LITTLE ROCK — The Arkansas Supreme Court on Monday rejected a challenge to a proposed initiated act that would raise the state minimum wage gradually from $6.25 an hour to $8.50 an hour by 2017.

LITTLE ROCK — The Arkansas Supreme Court on Monday rejected a challenge to a proposed initiated act that would raise the state minimum wage gradually from $6.25 an hour to $8.50 an hour by 2017.


The ruling means that votes cast for the measure in the Nov. 4 election will be counted. Early voting for the election began last week.


In a unanimous opinion, the court denied a petition by Little Rock businessman Jack T. Stephens that challenged the ballot question. Stephens alleged that Secretary of State Mark Martin should not have granted supporters of the measure a 30-day period to collect additional signatures and that the original submission of signatures was late.

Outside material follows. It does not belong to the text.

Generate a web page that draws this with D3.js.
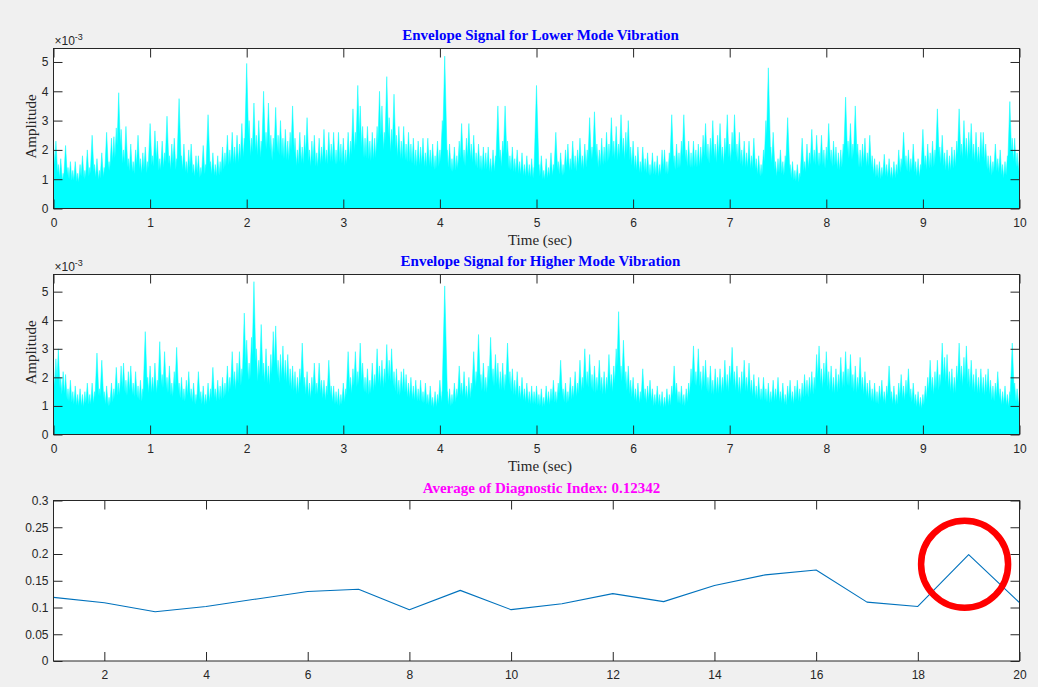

The measure’s sponsor, Give Arkansas a Raise Now, needed to collect 62,507 signatures of registered Arkansas voters to place the measure on the ballot. On July 7, they submitted 64,113 signatures, and Secretary of State Mark Martin’s office said they had qualified for a 30-day period of additional signature gathering, in case some signatures in the initial submission were invalidated


Martin’s office did invalidate some signatures, and on July 23 his office said the group was 15,107 short of the required 62,507. But supporters collected enough additional signatures during the "cure period" to exceed the required amount, and Martin certified the measure for the ballot.


Stephens argued that the notary’s signature on some petitions submitted to Martin’s office were forged and that if the signatures on those petitions were discounted, the supporters would not have qualified for a cure period.


On Oct. 10, John Robbins, a former state Court of Appeals judge appointed to serve as special master in the case, concluded that 8,501 signatures were invalid because of the forged notary’s signature — but said Martin did not err in granting a cure period.


In its opinion Monday, the Supreme Court agreed.


"While Stephens would have this court hold that fraud is an appropriate consideration for purposes of the initial-count determination, it simply is not," Justice Paul Danielson wrote in the opinion. "The initial count is just that — an initial count of the signatures submitted at the time of filing and prior to any signature verification."


Stephens also argued that the supporters should have made their initial submission of signatures no later than July 4, or four months before the Nov. 4 election, but instead they made the submission on July 7.


The Supreme Court said Monday it has already held, in its Oct. 16 ruling rejecting a similar challenge to a ballot question on statewide alcohol sales, that it is proper to move election deadlines forward to the next business day when they fall on a holiday or weekend.


David Couch, attorney for Give Arkansas a Raise Now, said Monday, "I’m very happy that the Supreme Court decided to respect the signatures of the people who signed the petition and not necessarily the notary that didn’t do his job."


Couch said the ruling was "the right ruling." He said the question at issue was whether the petitions submitted on July 7 were valid on their face, not whether they would withstand the higher level of scrutiny that is applied later, before a measure is certified for the ballot.


"What’s facially valid is always different than what you count on the back end," he said.


Steve Copley, chairman of Give Arkansas a Raise Now, said he was "excited" that voters would have an opportunity to "vote to give hard-working Arkansans a raise in pay." He said he expects the measure to pass.


David Sterling, attorney for Stephens, said Monday, "We’re extremely disappointed in the decision from the court today. The court has now said that fraud is not an appropriate consideration in the ballot initiative process, and we will live with that decision."


Stephens said in a statement, "It is shameful that, according to our Supreme Court, fraud is not a consideration in this matter of public trust, and now the whole ballot initiative process is open to fraud. It is even more shocking that there wasn’t a single dissent, indicating that all seven justices embraced this decision and its long-term implications on future generations."


He added that "a judicial-recall provision as an initiated act is the most appropriate response to this and other shocking judicial decisions Arkansans have been subjected to this year."